Item 8.01.    OTHER EVENTS.

Related to the matter discussed in Item 5.02, Paul A. Wright will be promoted to executive vice president, global head of leasing of the Manager, effective in spring 2017. Mr. Wright is currently the group vice president, leasing, Taubman Asia, where he has led the leasing function since mid-2006.

On December 21, 2016, the Company issued a press release announcing the forgoing matters, a copy of which is attached as Exhibit 99 to this report and incorporated herein by reference.

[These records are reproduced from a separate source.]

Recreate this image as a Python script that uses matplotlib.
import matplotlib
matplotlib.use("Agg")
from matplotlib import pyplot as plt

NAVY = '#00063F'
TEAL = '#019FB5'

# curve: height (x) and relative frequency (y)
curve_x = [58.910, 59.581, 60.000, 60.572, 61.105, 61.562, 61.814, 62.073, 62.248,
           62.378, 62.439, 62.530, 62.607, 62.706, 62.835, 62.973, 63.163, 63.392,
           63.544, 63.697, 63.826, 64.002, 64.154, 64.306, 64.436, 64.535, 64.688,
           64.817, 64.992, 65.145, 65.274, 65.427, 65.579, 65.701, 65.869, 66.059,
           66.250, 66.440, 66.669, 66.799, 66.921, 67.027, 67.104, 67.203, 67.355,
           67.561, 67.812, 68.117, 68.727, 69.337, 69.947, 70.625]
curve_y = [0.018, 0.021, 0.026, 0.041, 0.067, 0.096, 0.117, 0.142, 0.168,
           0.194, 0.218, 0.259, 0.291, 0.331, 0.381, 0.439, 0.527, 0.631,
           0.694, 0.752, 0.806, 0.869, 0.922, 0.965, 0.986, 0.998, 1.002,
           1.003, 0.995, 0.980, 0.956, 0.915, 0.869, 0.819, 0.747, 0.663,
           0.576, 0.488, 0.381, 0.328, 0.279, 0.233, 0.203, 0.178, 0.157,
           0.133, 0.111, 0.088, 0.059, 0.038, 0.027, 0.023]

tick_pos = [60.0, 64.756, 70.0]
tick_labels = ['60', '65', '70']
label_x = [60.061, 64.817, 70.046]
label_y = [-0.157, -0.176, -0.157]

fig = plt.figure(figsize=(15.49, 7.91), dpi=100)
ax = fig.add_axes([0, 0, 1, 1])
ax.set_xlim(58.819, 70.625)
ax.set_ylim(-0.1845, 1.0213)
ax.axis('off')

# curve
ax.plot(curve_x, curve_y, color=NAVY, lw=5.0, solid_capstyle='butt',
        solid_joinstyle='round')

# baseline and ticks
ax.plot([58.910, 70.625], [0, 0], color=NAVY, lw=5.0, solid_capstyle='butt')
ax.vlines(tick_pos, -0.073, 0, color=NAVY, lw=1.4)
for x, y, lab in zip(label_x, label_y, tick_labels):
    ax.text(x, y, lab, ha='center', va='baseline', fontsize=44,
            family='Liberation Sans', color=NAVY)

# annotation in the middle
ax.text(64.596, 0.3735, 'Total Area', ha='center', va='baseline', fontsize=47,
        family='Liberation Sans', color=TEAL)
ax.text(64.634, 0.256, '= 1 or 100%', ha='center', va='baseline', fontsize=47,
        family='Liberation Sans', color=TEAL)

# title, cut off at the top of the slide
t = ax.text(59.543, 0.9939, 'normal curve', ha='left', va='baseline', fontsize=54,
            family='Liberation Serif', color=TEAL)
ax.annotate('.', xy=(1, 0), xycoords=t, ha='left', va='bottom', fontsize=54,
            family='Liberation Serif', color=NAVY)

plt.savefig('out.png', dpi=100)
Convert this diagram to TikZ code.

Item 9.01.    FINANCIAL STATEMENTS AND EXHIBITS.

(d)    Exhibits
Exhibit
Description
 
 
99
Press Release, dated December 21, 2016, entitled “David S. Joseph Resigns as Executive Vice President of Leasing for Taubman; Taubman Asia's Paul A. Wright Promoted to Executive Vice President, Global Head of Leasing."





SIGNATURES

Pursuant to the requirements of the Securities Exchange Act of 1934, the Registrant has duly caused this report to be signed on its behalf by the undersigned hereunto duly authorized.


Date: December 21, 2016
TAUBMAN CENTERS, INC.
 
 
 
 
By:
/s/ Simon J. Leopold
 
 
Simon J. Leopold
 
 
Executive Vice President, Chief Financial Officer, and Treasurer





EXHIBIT INDEX
Exhibit
Description
 
 
99
Press Release, dated December 21, 2016, entitled “David S. Joseph Resigns as Executive Vice President of Leasing for Taubman; Taubman Asia's Paul A. Wright Promoted to Executive Vice President, Global Head of Leasing."